- Objective
Gather all lines from the material that contain the word "code".

- Materials provided
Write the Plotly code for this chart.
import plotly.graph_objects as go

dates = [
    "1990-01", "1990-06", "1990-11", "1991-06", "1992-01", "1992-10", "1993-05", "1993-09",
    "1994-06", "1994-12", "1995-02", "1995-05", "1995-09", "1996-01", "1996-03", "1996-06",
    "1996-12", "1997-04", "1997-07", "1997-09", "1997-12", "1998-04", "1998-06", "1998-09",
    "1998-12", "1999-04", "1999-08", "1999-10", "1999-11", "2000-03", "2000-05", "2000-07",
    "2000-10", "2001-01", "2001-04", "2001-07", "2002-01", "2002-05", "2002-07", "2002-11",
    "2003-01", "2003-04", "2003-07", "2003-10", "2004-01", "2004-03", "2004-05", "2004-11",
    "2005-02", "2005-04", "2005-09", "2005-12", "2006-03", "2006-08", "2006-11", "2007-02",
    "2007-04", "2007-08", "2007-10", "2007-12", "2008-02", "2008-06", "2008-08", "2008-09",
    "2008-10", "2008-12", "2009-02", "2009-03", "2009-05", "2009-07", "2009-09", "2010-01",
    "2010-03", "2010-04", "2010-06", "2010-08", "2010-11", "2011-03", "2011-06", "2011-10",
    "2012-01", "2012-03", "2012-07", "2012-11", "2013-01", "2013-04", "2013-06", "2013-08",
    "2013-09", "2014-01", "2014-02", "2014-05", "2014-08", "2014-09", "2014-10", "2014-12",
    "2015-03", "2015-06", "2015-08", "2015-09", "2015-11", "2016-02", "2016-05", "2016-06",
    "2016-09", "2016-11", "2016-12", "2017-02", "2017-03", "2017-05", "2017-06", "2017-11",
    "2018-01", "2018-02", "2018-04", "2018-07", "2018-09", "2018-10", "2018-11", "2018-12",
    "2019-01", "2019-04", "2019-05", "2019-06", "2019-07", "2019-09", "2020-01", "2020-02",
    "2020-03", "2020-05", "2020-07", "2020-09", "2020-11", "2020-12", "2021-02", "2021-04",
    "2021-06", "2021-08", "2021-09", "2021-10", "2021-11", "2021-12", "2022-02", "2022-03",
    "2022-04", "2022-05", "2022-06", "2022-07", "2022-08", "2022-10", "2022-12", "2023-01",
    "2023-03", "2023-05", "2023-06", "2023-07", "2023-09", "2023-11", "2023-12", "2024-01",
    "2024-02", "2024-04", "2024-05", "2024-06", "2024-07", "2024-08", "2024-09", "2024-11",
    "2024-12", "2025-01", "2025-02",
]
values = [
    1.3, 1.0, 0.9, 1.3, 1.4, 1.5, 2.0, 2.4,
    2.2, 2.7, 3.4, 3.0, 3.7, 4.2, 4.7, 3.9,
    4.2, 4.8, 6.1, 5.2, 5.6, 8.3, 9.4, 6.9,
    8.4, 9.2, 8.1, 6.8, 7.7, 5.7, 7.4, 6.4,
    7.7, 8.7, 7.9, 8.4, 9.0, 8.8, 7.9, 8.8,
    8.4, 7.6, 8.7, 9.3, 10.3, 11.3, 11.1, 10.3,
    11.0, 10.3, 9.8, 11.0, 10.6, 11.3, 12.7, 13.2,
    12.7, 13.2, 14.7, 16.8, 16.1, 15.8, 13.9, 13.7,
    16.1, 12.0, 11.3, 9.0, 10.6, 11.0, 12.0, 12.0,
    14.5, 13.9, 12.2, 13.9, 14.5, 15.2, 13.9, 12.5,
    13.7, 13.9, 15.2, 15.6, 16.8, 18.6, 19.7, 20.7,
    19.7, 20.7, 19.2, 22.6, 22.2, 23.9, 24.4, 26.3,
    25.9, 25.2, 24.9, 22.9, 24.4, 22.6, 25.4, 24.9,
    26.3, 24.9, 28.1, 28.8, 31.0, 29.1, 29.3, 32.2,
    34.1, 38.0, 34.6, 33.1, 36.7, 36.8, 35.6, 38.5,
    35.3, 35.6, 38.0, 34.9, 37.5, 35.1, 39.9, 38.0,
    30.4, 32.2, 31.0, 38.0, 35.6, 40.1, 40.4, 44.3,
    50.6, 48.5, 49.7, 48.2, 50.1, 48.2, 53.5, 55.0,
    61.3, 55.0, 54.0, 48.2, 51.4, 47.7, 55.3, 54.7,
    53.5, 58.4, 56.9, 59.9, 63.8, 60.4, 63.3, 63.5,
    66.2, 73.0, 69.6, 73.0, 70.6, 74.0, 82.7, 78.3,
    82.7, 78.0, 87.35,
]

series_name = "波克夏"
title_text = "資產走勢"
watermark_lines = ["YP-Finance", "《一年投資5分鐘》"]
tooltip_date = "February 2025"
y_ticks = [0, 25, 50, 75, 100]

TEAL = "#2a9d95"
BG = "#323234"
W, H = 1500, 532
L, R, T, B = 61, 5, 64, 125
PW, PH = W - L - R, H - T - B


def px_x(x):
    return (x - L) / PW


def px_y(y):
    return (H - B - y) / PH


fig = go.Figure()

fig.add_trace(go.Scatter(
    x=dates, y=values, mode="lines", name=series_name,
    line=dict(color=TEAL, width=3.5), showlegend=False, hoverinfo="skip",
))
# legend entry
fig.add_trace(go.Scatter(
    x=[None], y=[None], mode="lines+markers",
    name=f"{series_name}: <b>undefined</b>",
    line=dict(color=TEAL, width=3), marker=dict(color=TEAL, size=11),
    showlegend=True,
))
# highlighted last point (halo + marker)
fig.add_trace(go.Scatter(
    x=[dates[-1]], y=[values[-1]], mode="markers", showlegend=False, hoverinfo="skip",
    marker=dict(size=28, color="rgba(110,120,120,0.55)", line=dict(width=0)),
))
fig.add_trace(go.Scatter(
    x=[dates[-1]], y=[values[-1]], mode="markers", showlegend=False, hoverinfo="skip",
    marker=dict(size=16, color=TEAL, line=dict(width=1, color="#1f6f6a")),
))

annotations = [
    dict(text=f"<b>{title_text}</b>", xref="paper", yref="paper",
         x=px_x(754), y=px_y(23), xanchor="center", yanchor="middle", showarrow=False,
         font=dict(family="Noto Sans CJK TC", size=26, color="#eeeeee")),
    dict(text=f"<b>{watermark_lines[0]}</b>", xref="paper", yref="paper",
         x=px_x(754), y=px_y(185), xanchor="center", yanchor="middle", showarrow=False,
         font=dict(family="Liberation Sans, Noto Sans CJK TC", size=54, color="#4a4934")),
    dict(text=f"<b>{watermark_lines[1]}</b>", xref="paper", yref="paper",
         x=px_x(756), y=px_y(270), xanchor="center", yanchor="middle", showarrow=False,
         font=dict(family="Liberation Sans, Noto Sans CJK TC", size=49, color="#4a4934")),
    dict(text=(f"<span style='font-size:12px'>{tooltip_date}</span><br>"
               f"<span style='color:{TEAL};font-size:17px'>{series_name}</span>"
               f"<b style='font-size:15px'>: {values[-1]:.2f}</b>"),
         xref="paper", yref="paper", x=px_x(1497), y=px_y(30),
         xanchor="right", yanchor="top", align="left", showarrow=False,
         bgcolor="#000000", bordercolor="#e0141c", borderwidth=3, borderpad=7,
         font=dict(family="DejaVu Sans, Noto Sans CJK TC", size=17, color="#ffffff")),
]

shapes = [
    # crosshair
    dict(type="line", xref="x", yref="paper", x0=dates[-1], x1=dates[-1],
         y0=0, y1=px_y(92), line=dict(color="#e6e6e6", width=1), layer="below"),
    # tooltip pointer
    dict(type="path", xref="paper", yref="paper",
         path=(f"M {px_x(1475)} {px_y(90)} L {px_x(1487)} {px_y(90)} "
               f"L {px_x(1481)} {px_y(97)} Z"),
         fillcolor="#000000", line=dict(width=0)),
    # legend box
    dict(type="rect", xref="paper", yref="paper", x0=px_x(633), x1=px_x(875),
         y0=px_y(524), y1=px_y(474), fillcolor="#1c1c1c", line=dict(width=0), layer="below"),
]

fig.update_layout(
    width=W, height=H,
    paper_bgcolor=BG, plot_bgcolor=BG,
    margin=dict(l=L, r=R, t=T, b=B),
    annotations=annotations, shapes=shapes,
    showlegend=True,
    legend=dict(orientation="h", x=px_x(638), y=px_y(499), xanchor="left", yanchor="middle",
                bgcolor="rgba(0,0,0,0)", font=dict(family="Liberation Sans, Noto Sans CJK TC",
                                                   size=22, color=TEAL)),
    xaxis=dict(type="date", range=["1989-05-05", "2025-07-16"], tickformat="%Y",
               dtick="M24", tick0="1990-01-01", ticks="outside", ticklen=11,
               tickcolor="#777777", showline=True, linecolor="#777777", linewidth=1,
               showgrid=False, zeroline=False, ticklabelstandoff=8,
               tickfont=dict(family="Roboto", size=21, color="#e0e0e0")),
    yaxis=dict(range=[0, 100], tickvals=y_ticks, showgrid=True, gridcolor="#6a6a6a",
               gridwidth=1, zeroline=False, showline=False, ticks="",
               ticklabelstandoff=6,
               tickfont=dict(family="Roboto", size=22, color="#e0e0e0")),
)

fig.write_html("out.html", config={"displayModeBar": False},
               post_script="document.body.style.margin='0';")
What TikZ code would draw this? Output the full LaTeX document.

- Worked answer
Write the Plotly code for this chart.
What TikZ code would draw this? Output the full LaTeX document.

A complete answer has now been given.